Astronomer: Adult Male or Female. Think Neil DeGrasse Tyson or Carl Sagan. Very intelligent, but not superior in attitude.
Aldo Manucci: Adult Male – possible Brooklyn accent. Not very bright. Can read, but it doesn’t come easy to him. Follower.
Hugh Grant: Adult Male (Not THAT Hugh Grant.) – Thuggish tough guy. Not very bright. Leader.

“A ribbon of Lincoln green” – Timed for Veterans Day, a story about WWII with a great mythological twist about an English officer who receives some super-natural help in holding down a position so others can be saved.
Captain Hood: Adult Male – American accent. He was a soldier fighting with the British in the early days of World War II. He is remembering an incident that happened during the battle of Calais, possibly recounting the incident as he would to a psychiatrist. In the flashbacks, he is tired and somewhat injured.
Marion: Adult Female – English accent. She is the Maid Marion of the story of Robin Hood, brought forth in the flesh to help the British fight against the Germans. She is in love with Capt. Hood.
Alan-a-Dale: Adult Male – English accent. Also of the Robin Hood legend. He is a minstrel, so his voice should be pleasant, almost musical. In the same battle against the Germans.
Major Forsythe: Adult Male – English Accent. British Officer who has been gravely injured in the battle.
Man 1, 2, and 3: Adult Males – 1 and 2 have American accents, 3 is English/Scottish/Irish. To be voiced by (in no particular order) Alan, Forsythe and the Foley Artist.
Nothing Behind the Door and A Ribbon of Lincoln Green will be directed by Ron Graham.
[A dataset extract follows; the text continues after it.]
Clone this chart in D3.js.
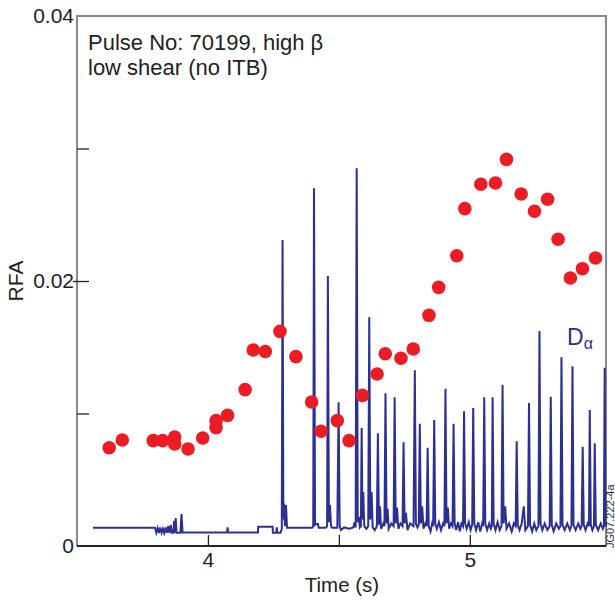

“Three Sides to a Story” explores each character’s view of a noir-ish “love” triangle that ends tragically for all three.
The roles: Victor: a retired doctor confined to a wheelchair
Frances: his young wife
Clyde: the young handyman

“I Have Been Looking For You” follows a Man and Woman who have loved each other from afar, never meeting until . . . .
The roles: Man: a veteran and business man who has lived his solitary life in search of his boyhood love
Woman: a dream-like presence who has guided Man’s fortunes from afar until fate brings them together
Three Side of a Story and I Have Been Looking for You will be directed by Steve Rodeman.

“Don’t tell me about Halloween” – Themed for the holiday and more light-hearted, the story is a comedy about a man who marries one of the original Salem witches and is given eternal life so long as he remains married to her, and she only shows up once a year on Halloween, so how hard can that be?

“The man who knew everything” – Another quirky episode – a comedy about a man who, literally, knows everything, including the unfortunate circumstances that are awaiting you, the listener, if he’d only get around to telling you how to save yourself in time.
Here’s what director Dan DePrez says about these two shows: “I was a big fan of old-time radio when I was a kid I still love the idea of a movie in my mind that only I can see; that’s what radio drama is about to me. I wasn’t familiar with “Quiet Please” before OTA found it. Radio, to me, is perfect for horror and suspense. The Halloween script is standard radio drama but it has a nasty bite that I hope we can bring out.
“Of the main characters, Craig should sound experienced, world-weary and anxious, while Candace should be both unmovable and sexy. The contrast between her “loving” comments and her domination of others should be as striking as possible. The only special talent Alicia requires is to sound good sobbing uncontrollably in the background. I’m planning on using the same actor as both “Announcer” and as the Forest Ranger, so I’ll ask to hear each actor’s “announcer” voice.”